| WHAT TO PRODUCE |
Repeat the material verbatim. Images are excluded from the copy.

| DATA SECTION |
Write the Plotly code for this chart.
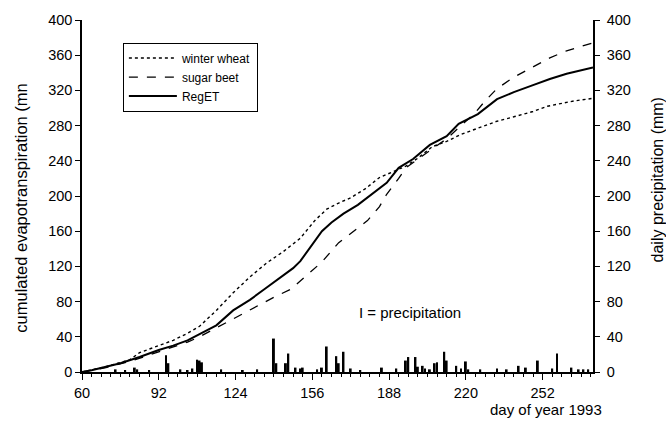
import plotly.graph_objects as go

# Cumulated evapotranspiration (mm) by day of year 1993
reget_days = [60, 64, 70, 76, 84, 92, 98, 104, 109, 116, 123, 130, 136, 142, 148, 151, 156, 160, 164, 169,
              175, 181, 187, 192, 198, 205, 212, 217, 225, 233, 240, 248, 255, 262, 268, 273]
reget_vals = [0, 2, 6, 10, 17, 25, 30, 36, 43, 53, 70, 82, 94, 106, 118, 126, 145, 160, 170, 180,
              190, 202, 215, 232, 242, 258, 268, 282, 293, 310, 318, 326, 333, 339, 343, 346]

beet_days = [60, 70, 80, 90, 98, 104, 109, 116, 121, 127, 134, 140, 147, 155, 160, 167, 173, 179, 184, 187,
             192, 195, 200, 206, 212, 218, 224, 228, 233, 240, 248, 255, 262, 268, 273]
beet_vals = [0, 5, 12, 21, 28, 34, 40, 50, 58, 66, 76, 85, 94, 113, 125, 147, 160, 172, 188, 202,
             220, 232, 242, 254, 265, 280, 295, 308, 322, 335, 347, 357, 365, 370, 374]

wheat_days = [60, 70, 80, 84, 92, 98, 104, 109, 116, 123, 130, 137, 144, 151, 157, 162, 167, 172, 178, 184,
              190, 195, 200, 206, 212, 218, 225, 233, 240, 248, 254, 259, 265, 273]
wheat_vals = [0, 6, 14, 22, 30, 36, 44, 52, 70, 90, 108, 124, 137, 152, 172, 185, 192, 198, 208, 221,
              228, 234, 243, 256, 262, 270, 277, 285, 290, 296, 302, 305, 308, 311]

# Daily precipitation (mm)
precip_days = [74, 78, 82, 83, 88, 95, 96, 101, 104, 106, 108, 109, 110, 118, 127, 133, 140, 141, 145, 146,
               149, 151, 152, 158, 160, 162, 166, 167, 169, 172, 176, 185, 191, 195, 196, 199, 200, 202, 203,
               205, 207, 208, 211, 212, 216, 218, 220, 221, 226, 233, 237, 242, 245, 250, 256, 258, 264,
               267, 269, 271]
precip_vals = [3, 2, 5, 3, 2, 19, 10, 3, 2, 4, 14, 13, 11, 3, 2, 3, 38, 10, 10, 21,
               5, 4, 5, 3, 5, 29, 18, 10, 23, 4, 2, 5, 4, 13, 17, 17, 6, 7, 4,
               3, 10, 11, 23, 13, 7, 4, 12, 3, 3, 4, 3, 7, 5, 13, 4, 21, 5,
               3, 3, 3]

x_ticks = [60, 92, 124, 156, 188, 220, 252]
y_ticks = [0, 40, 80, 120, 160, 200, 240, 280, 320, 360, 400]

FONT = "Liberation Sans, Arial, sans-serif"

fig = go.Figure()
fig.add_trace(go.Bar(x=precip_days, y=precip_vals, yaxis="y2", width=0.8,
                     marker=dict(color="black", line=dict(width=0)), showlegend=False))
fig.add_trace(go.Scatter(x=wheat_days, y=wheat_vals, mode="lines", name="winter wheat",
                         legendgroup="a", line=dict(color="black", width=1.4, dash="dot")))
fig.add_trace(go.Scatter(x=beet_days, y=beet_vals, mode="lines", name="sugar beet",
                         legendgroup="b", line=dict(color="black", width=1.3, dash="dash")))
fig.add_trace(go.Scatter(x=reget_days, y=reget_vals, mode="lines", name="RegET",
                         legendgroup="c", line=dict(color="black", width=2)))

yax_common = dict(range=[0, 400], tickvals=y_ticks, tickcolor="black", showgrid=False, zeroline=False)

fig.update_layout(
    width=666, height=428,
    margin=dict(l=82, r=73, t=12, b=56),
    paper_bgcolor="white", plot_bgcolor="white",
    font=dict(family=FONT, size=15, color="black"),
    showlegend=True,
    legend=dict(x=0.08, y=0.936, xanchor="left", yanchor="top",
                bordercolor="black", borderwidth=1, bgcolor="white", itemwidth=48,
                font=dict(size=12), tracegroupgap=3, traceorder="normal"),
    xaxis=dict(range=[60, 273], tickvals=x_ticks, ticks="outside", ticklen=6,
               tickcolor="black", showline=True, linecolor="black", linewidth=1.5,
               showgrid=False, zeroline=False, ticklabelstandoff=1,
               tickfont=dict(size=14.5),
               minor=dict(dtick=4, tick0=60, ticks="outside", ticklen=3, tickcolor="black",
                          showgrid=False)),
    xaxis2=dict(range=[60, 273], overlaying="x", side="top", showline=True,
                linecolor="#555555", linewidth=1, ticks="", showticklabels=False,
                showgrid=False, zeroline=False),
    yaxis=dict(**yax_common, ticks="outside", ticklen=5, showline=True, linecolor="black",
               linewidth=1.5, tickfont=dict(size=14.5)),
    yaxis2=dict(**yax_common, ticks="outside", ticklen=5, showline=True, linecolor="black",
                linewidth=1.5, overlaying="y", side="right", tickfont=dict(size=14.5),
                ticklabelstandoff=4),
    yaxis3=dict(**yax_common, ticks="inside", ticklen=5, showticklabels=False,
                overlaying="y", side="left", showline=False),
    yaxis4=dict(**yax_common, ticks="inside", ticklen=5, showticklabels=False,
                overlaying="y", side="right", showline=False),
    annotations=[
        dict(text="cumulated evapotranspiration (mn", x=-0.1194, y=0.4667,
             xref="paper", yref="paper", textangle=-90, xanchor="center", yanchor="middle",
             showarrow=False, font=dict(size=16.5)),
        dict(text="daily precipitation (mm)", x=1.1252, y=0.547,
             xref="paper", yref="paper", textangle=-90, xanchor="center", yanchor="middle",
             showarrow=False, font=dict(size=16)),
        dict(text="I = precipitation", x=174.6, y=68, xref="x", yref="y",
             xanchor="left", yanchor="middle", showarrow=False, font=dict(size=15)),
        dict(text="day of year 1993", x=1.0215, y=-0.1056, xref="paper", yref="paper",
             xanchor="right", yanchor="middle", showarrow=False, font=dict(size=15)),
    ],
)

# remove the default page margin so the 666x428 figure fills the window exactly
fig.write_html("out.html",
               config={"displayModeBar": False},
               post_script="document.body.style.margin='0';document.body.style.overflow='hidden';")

| ANSWER |
Write the Plotly code for this chart.
import plotly.graph_objects as go

# Cumulated evapotranspiration (mm) by day of year 1993
reget_days = [60, 64, 70, 76, 84, 92, 98, 104, 109, 116, 123, 130, 136, 142, 148, 151, 156, 160, 164, 169,
              175, 181, 187, 192, 198, 205, 212, 217, 225, 233, 240, 248, 255, 262, 268, 273]
reget_vals = [0, 2, 6, 10, 17, 25, 30, 36, 43, 53, 70, 82, 94, 106, 118, 126, 145, 160, 170, 180,
              190, 202, 215, 232, 242, 258, 268, 282, 293, 310, 318, 326, 333, 339, 343, 346]

beet_days = [60, 70, 80, 90, 98, 104, 109, 116, 121, 127, 134, 140, 147, 155, 160, 167, 173, 179, 184, 187,
             192, 195, 200, 206, 212, 218, 224, 228, 233, 240, 248, 255, 262, 268, 273]
beet_vals = [0, 5, 12, 21, 28, 34, 40, 50, 58, 66, 76, 85, 94, 113, 125, 147, 160, 172, 188, 202,
             220, 232, 242, 254, 265, 280, 295, 308, 322, 335, 347, 357, 365, 370, 374]

wheat_days = [60, 70, 80, 84, 92, 98, 104, 109, 116, 123, 130, 137, 144, 151, 157, 162, 167, 172, 178, 184,
              190, 195, 200, 206, 212, 218, 225, 233, 240, 248, 254, 259, 265, 273]
wheat_vals = [0, 6, 14, 22, 30, 36, 44, 52, 70, 90, 108, 124, 137, 152, 172, 185, 192, 198, 208, 221,
              228, 234, 243, 256, 262, 270, 277, 285, 290, 296, 302, 305, 308, 311]

# Daily precipitation (mm)
precip_days = [74, 78, 82, 83, 88, 95, 96, 101, 104, 106, 108, 109, 110, 118, 127, 133, 140, 141, 145, 146,
               149, 151, 152, 158, 160, 162, 166, 167, 169, 172, 176, 185, 191, 195, 196, 199, 200, 202, 203,
               205, 207, 208, 211, 212, 216, 218, 220, 221, 226, 233, 237, 242, 245, 250, 256, 258, 264,
               267, 269, 271]
precip_vals = [3, 2, 5, 3, 2, 19, 10, 3, 2, 4, 14, 13, 11, 3, 2, 3, 38, 10, 10, 21,
               5, 4, 5, 3, 5, 29, 18, 10, 23, 4, 2, 5, 4, 13, 17, 17, 6, 7, 4,
               3, 10, 11, 23, 13, 7, 4, 12, 3, 3, 4, 3, 7, 5, 13, 4, 21, 5,
               3, 3, 3]

x_ticks = [60, 92, 124, 156, 188, 220, 252]
y_ticks = [0, 40, 80, 120, 160, 200, 240, 280, 320, 360, 400]

FONT = "Liberation Sans, Arial, sans-serif"

fig = go.Figure()
fig.add_trace(go.Bar(x=precip_days, y=precip_vals, yaxis="y2", width=0.8,
                     marker=dict(color="black", line=dict(width=0)), showlegend=False))
fig.add_trace(go.Scatter(x=wheat_days, y=wheat_vals, mode="lines", name="winter wheat",
                         legendgroup="a", line=dict(color="black", width=1.4, dash="dot")))
fig.add_trace(go.Scatter(x=beet_days, y=beet_vals, mode="lines", name="sugar beet",
                         legendgroup="b", line=dict(color="black", width=1.3, dash="dash")))
fig.add_trace(go.Scatter(x=reget_days, y=reget_vals, mode="lines", name="RegET",
                         legendgroup="c", line=dict(color="black", width=2)))

yax_common = dict(range=[0, 400], tickvals=y_ticks, tickcolor="black", showgrid=False, zeroline=False)

fig.update_layout(
    width=666, height=428,
    margin=dict(l=82, r=73, t=12, b=56),
    paper_bgcolor="white", plot_bgcolor="white",
    font=dict(family=FONT, size=15, color="black"),
    showlegend=True,
    legend=dict(x=0.08, y=0.936, xanchor="left", yanchor="top",
                bordercolor="black", borderwidth=1, bgcolor="white", itemwidth=48,
                font=dict(size=12), tracegroupgap=3, traceorder="normal"),
    xaxis=dict(range=[60, 273], tickvals=x_ticks, ticks="outside", ticklen=6,
               tickcolor="black", showline=True, linecolor="black", linewidth=1.5,
               showgrid=False, zeroline=False, ticklabelstandoff=1,
               tickfont=dict(size=14.5),
               minor=dict(dtick=4, tick0=60, ticks="outside", ticklen=3, tickcolor="black",
                          showgrid=False)),
    xaxis2=dict(range=[60, 273], overlaying="x", side="top", showline=True,
                linecolor="#555555", linewidth=1, ticks="", showticklabels=False,
                showgrid=False, zeroline=False),
    yaxis=dict(**yax_common, ticks="outside", ticklen=5, showline=True, linecolor="black",
               linewidth=1.5, tickfont=dict(size=14.5)),
    yaxis2=dict(**yax_common, ticks="outside", ticklen=5, showline=True, linecolor="black",
                linewidth=1.5, overlaying="y", side="right", tickfont=dict(size=14.5),
                ticklabelstandoff=4),
    yaxis3=dict(**yax_common, ticks="inside", ticklen=5, showticklabels=False,
                overlaying="y", side="left", showline=False),
    yaxis4=dict(**yax_common, ticks="inside", ticklen=5, showticklabels=False,
                overlaying="y", side="right", showline=False),
    annotations=[
        dict(text="cumulated evapotranspiration (mn", x=-0.1194, y=0.4667,
             xref="paper", yref="paper", textangle=-90, xanchor="center", yanchor="middle",
             showarrow=False, font=dict(size=16.5)),
        dict(text="daily precipitation (mm)", x=1.1252, y=0.547,
             xref="paper", yref="paper", textangle=-90, xanchor="center", yanchor="middle",
             showarrow=False, font=dict(size=16)),
        dict(text="I = precipitation", x=174.6, y=68, xref="x", yref="y",
             xanchor="left", yanchor="middle", showarrow=False, font=dict(size=15)),
        dict(text="day of year 1993", x=1.0215, y=-0.1056, xref="paper", yref="paper",
             xanchor="right", yanchor="middle", showarrow=False, font=dict(size=15)),
    ],
)

# remove the default page margin so the 666x428 figure fills the window exactly
fig.write_html("out.html",
               config={"displayModeBar": False},
               post_script="document.body.style.margin='0';document.body.style.overflow='hidden';")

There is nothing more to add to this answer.